The lecture is part of the Anti-Defamation League’s Echoes & Reflections Holocaust education program, which is co-sponsored by Quinnipiac’s School of Education. Admission is free and open to the public.
The Echoes & Reflections program features a 10-part curriculum on the Holocaust directed toward middle and high school teachers in Connecticut and Massachusetts. More than 125 educators have participated in the program in the five years that Quinnipiac has hosted Echoes & Reflections.

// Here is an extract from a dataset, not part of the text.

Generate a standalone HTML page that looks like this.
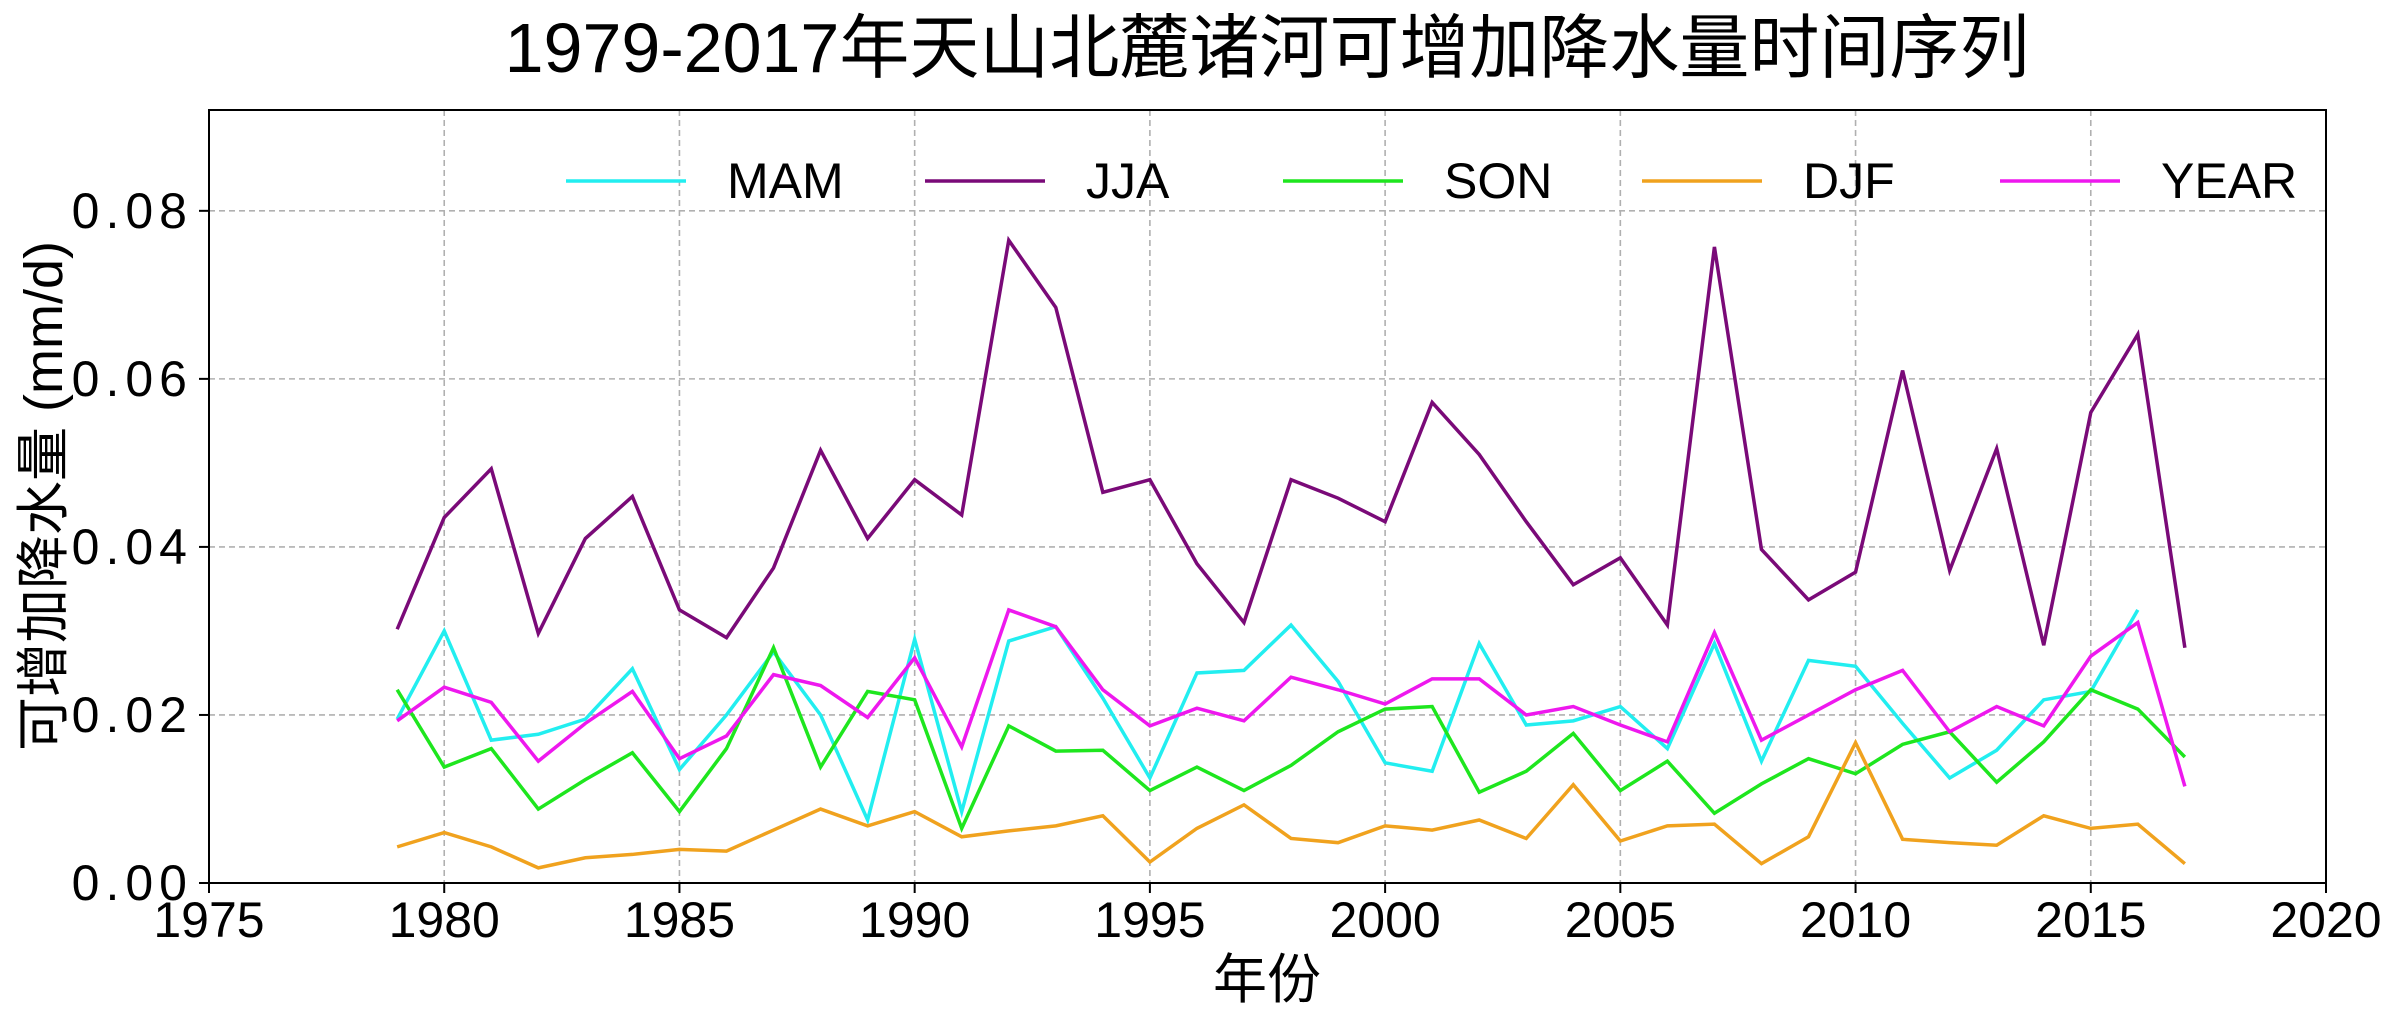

“This year, we saw the unanimous passage of a Connecticut law mandating Holocaust and genocide education in Connecticut schools, and we need to make sure teachers are equipped to teach this challenging curriculum,” said Marji Lipshez Shapiro, the state ADL’s deputy director. “This training will include an unforgettable presentation by Holocaust survivor Ruth Fishman.”
Ruth “Tutti” Fishman was born in 1935. She was the eldest daughter of Heinz and Margret Lichtenstern, who lived a modest life in Cologne, Germany. In early 1936, the family moved to Amsterdam thinking it would be a safe place to live.
Fishman was 5 when the war reached Holland. She spent three years in Nazi-occupied Amsterdam, seven months in the Westerbork concentration camp and nine months in the Theresienstadt concentration camp. She survived with her younger brother, her parents and her paternal grandparents.
After the war, the family resettled in Amsterdam and eventually moved to Rio de Janeiro and New York. Fishman is a graduate of Sarah Lawrence College. She married soon after graduation and lives in West Hartford. She raised three children and has seven grandchildren.
Fishman has spoken publicly about her Holocaust experiences since 2008. In 2017, her daughter, Heidi Fishman, wrote the book, “Tutti’s Promise,” to make the story accessible to even more students.
Of the 140,000 Jews living in The Netherlands in 1940, about 107,000 were deported and only 5,000 survived. Fishman’s story is about determination, hope and luck.